Yes the game is not a simulation. But I prefer using examples aside from magic. Magic is not simplification for game purposes, magic is part of the setting. Things like HP, the turn order and armor class vs. saving throws generally work better as comparisons.
Well, thankfully I included examples other than magic.
However, I do think trying too hard on “martials should be like real life” easily leads to harsher limitations for them. It’s not always intentional. But when someone says “I want to leap 15 feet over the chasm” some people get all “you can’t do that! I can barely jump five feet and I’m athletic (they’re not)” and you have a whole digression where someone looks up human records and then argues about if 16 strength is really Olympic class and what about all your equipment and blah blah blah.
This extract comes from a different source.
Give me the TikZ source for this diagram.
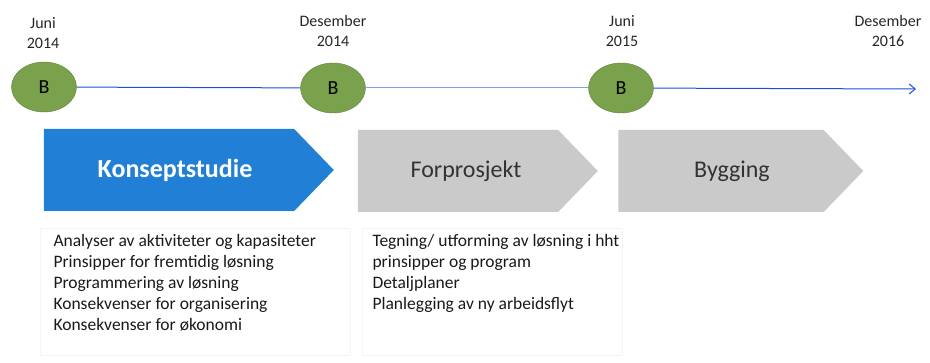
\documentclass[tikz,border=0pt]{standalone}
\usepackage{fontspec}
\setmainfont{Carlito}
\usetikzlibrary{shapes,arrows.meta,positioning}

\definecolor{phaseblue}{RGB}{33,128,214}
\definecolor{phasegray}{RGB}{202,202,202}
\definecolor{milegreen}{RGB}{122,161,76}
\definecolor{lineblue}{RGB}{25,80,225}

\begin{document}
\begin{tikzpicture}[x=1pt, y=-1pt,
    mile/.style={ellipse, draw=milegreen!80!black, fill=milegreen, minimum width=65pt, minimum height=50pt, inner sep=0pt, font=\fontsize{20}{22}\selectfont},
    date/.style={align=center, font=\fontsize{16}{20}\selectfont, text=black!85},
    phase/.style={signal, signal to=east, signal pointer angle=92, fill=#1, minimum width=240pt, minimum height=82pt, inner sep=0pt},
    title/.style={font=\fontsize{24}{26}\selectfont, text=black!80},
    tasks/.style={align=left, anchor=north west, font=\fontsize{17.5}{21}\selectfont, text=black!90},
    tline/.style={line width=1pt, draw=lineblue}
]
\useasboundingbox (0,0) rectangle (930,363);

% Milestones
\node[mile] (b1) at (44,87) {B};
\node[mile] (b2) at (333,88) {B};
\node[mile] (b3) at (621,88) {B};
\coordinate (end) at (916,89);

% Dates
\node[date] (d1) at (43,33) {Juni\\2014};
\node[date] (d2) at (333,31) {Desember\\2014};
\node[date] (d3) at (622,31) {Juni\\2015};
\node[date] (d4) at (888,31) {Desember\\2016};

% Time line
\draw[tline] (b1) -- (b2);
\draw[tline, draw=lineblue!55] (b2) -- (b3);
\draw[tline, -{Straight Barb[length=6pt, width=10pt]}] (b3) -- (end);

% Phases
\node[phase=phaseblue, minimum width=290pt] (p1) at (169,170) {};
\node[phase=phasegray] (p2) at (458,171) {};
\node[phase=phasegray, minimum width=245pt] (p3) at (721,171) {};
\node[title, text=white, font=\fontsize{26}{28}\selectfont\bfseries] (t1) at (175,170) {Konseptstudie};
\node[title] (t2) at (466,171) {Forprosjekt};
\node[title] (t3) at (732,171) {Bygging};

% Tasks
\node[draw=black!4, minimum width=310pt, minimum height=127pt, anchor=north west] (f1) at (40,228) {};
\node[draw=black!4, minimum width=260pt, minimum height=127pt, anchor=north west] (f2) at (362,228) {};
\node[tasks] (l1) at (50,231) {Analyser av aktiviteter og kapasiteter\\Prinsipper for fremtidig løsning\\Programmering av løsning\\Konsekvenser for organisering\\Konsekvenser for økonomi};
\node[tasks] (l2) at (369,231) {Tegning/ utforming av løsning i hht\\prinsipper og program\\Detaljplaner\\Planlegging av ny arbeidsflyt};
\end{tikzpicture}
\end{document}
It’s much rarer for that kind of argument to come up with wizard types, in my experience.
Clearer rules up front help, though I feel like half of DND players have never read the rules.
I know you did. Not saying you didn’t. I just wanted to mention it.
And generally I think you’re right.
Personally I prefer the “classes should feel comparably powerful/capable” model to simulationism. Since we aren’t going full locked tomb and saying that mages are all basically chronically ill, I extend it to martials are folk hero strength. A mid level rogue should be capable of Robin Hood level bullshit.
A fair method. I sometimes wish DnD was designed around it a bit more.
It’s nearly their entire fucking power budget, and they’re not even a great class!
Our group found the rogue took as long to take their turn as everyone else put together, but we never disallowed anything, we just stopped picking rogues as much. More experienced groups could probably handle the rolls quickly.
Unless you only had one d6 that sounds like a player problem, not a class problem.
Very much this. It even feels very “rogueish” to employ that strategy and it’s far from broken, so I don’t see why you would ban it.